Given instruction:
Leave the pictures out, and retype all of the material exactly as written.

Given information:
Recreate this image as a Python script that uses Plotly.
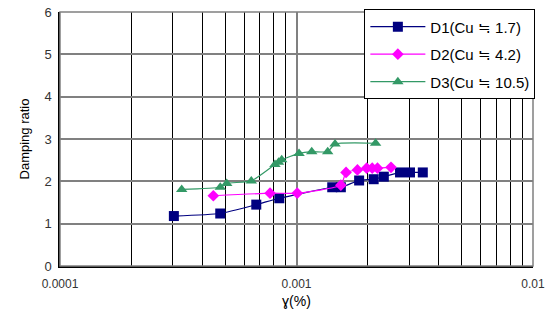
import plotly.graph_objects as go

d1_x = [3.03e-4, 4.76e-4, 6.76e-4, 8.46e-4, 1.416e-3, 1.54e-3, 1.84e-3, 2.12e-3, 2.34e-3, 2.74e-3, 3.02e-3, 3.42e-3]
d1_y = [1.18, 1.24, 1.45, 1.60, 1.86, 1.86, 2.02, 2.05, 2.11, 2.21, 2.21, 2.21]

d2_x = [4.45e-4, 7.73e-4, 1.007e-3, 1.54e-3, 1.62e-3, 1.81e-3, 1.98e-3, 2.09e-3, 2.20e-3, 2.51e-3]
d2_y = [1.66, 1.72, 1.72, 1.91, 2.21, 2.27, 2.31, 2.31, 2.31, 2.33]

d3_x = [3.27e-4, 4.76e-4, 5.07e-4, 6.44e-4, 8.11e-4, 8.4e-4, 8.66e-4, 1.025e-3, 1.16e-3, 1.355e-3, 1.455e-3, 2.16e-3]
d3_y = [1.81, 1.86, 1.95, 2.01, 2.40, 2.45, 2.51, 2.66, 2.70, 2.70, 2.88, 2.90]

names = ["D1(Cu ≒ 1.7)", "D2(Cu ≒ 4.2)", "D3(Cu ≒ 10.5)"]
x_ticks = [0.0001, 0.001, 0.01]
x_tick_labels = ["0.0001", "0.001", "0.01"]
x_minor = [m * 10.0 ** e for e in (-4, -3) for m in range(2, 10)]

font_fam = "Liberation Sans, Noto Sans CJK KR, sans-serif"

fig = go.Figure()
fig.add_trace(go.Scatter(x=d1_x, y=d1_y, name=names[0], legendgroup="g1", mode="lines+markers",
                         line=dict(color="#000080", width=1.2, shape="spline", smoothing=0.5),
                         marker=dict(symbol="square", size=10, color="#000080")))
fig.add_trace(go.Scatter(x=d2_x, y=d2_y, name=names[1], legendgroup="g2", mode="lines+markers",
                         line=dict(color="#FF00FF", width=1.2, shape="spline", smoothing=0.5),
                         marker=dict(symbol="diamond", size=9, color="#FF00FF")))
fig.add_trace(go.Scatter(x=d3_x, y=d3_y, name=names[2], legendgroup="g3", mode="lines+markers",
                         line=dict(color="#339966", width=1.2, shape="spline", smoothing=0.5),
                         marker=dict(symbol="triangle-up", size=10, color="#339966")))

fig.update_layout(
    width=547, height=322,
    margin=dict(l=60, r=14, t=12, b=56, autoexpand=False),
    paper_bgcolor="white", plot_bgcolor="white",
    font=dict(family=font_fam, size=12, color="black"),
    showlegend=True,
    legend=dict(x=1.005, y=1.01, xanchor="right", yanchor="top",
                bordercolor="black", borderwidth=1, bgcolor="white",
                font=dict(size=15), tracegroupgap=5, itemwidth=55),
    xaxis=dict(type="log", range=[-4, -2], tickmode="array", tickvals=x_ticks, ticktext=x_tick_labels,
               showgrid=True, gridcolor="#808080", gridwidth=1.5,
               minor=dict(tickmode="array", tickvals=x_minor, showgrid=True,
                          gridcolor="black", gridwidth=1, ticks=""),
               showline=True, linecolor="black", linewidth=1.5, mirror=False,
               ticks="", zeroline=False, automargin=False, ticklabelstandoff=6,
               title=dict(text="ɣ(%)", font=dict(size=14), standoff=6),
               tickfont=dict(size=12, color="#333333")),
    yaxis=dict(range=[0, 6], dtick=1, showgrid=True, gridcolor="#808080", gridwidth=1.5,
               showline=True, linecolor="black", linewidth=1.5, zeroline=False,
               ticks="", automargin=False, ticklabelstandoff=4,
               title=dict(text="Damping ratio", font=dict(size=13), standoff=12),
               tickfont=dict(size=13, color="#333333")),
)
fig.add_shape(type="rect", xref="paper", yref="paper", x0=0, y0=0, x1=1, y1=1,
              line=dict(color="#808080", width=1.5))

fig.write_html("out.html", config={"displayModeBar": False},
               post_script="document.body.style.margin='0';document.body.style.padding='0';")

Completed task:
Recreate this image as a Python script that uses Plotly.
import plotly.graph_objects as go

d1_x = [3.03e-4, 4.76e-4, 6.76e-4, 8.46e-4, 1.416e-3, 1.54e-3, 1.84e-3, 2.12e-3, 2.34e-3, 2.74e-3, 3.02e-3, 3.42e-3]
d1_y = [1.18, 1.24, 1.45, 1.60, 1.86, 1.86, 2.02, 2.05, 2.11, 2.21, 2.21, 2.21]

d2_x = [4.45e-4, 7.73e-4, 1.007e-3, 1.54e-3, 1.62e-3, 1.81e-3, 1.98e-3, 2.09e-3, 2.20e-3, 2.51e-3]
d2_y = [1.66, 1.72, 1.72, 1.91, 2.21, 2.27, 2.31, 2.31, 2.31, 2.33]

d3_x = [3.27e-4, 4.76e-4, 5.07e-4, 6.44e-4, 8.11e-4, 8.4e-4, 8.66e-4, 1.025e-3, 1.16e-3, 1.355e-3, 1.455e-3, 2.16e-3]
d3_y = [1.81, 1.86, 1.95, 2.01, 2.40, 2.45, 2.51, 2.66, 2.70, 2.70, 2.88, 2.90]

names = ["D1(Cu ≒ 1.7)", "D2(Cu ≒ 4.2)", "D3(Cu ≒ 10.5)"]
x_ticks = [0.0001, 0.001, 0.01]
x_tick_labels = ["0.0001", "0.001", "0.01"]
x_minor = [m * 10.0 ** e for e in (-4, -3) for m in range(2, 10)]

font_fam = "Liberation Sans, Noto Sans CJK KR, sans-serif"

fig = go.Figure()
fig.add_trace(go.Scatter(x=d1_x, y=d1_y, name=names[0], legendgroup="g1", mode="lines+markers",
                         line=dict(color="#000080", width=1.2, shape="spline", smoothing=0.5),
                         marker=dict(symbol="square", size=10, color="#000080")))
fig.add_trace(go.Scatter(x=d2_x, y=d2_y, name=names[1], legendgroup="g2", mode="lines+markers",
                         line=dict(color="#FF00FF", width=1.2, shape="spline", smoothing=0.5),
                         marker=dict(symbol="diamond", size=9, color="#FF00FF")))
fig.add_trace(go.Scatter(x=d3_x, y=d3_y, name=names[2], legendgroup="g3", mode="lines+markers",
                         line=dict(color="#339966", width=1.2, shape="spline", smoothing=0.5),
                         marker=dict(symbol="triangle-up", size=10, color="#339966")))

fig.update_layout(
    width=547, height=322,
    margin=dict(l=60, r=14, t=12, b=56, autoexpand=False),
    paper_bgcolor="white", plot_bgcolor="white",
    font=dict(family=font_fam, size=12, color="black"),
    showlegend=True,
    legend=dict(x=1.005, y=1.01, xanchor="right", yanchor="top",
                bordercolor="black", borderwidth=1, bgcolor="white",
                font=dict(size=15), tracegroupgap=5, itemwidth=55),
    xaxis=dict(type="log", range=[-4, -2], tickmode="array", tickvals=x_ticks, ticktext=x_tick_labels,
               showgrid=True, gridcolor="#808080", gridwidth=1.5,
               minor=dict(tickmode="array", tickvals=x_minor, showgrid=True,
                          gridcolor="black", gridwidth=1, ticks=""),
               showline=True, linecolor="black", linewidth=1.5, mirror=False,
               ticks="", zeroline=False, automargin=False, ticklabelstandoff=6,
               title=dict(text="ɣ(%)", font=dict(size=14), standoff=6),
               tickfont=dict(size=12, color="#333333")),
    yaxis=dict(range=[0, 6], dtick=1, showgrid=True, gridcolor="#808080", gridwidth=1.5,
               showline=True, linecolor="black", linewidth=1.5, zeroline=False,
               ticks="", automargin=False, ticklabelstandoff=4,
               title=dict(text="Damping ratio", font=dict(size=13), standoff=12),
               tickfont=dict(size=13, color="#333333")),
)
fig.add_shape(type="rect", xref="paper", yref="paper", x0=0, y0=0, x1=1, y1=1,
              line=dict(color="#808080", width=1.5))

fig.write_html("out.html", config={"displayModeBar": False},
               post_script="document.body.style.margin='0';document.body.style.padding='0';")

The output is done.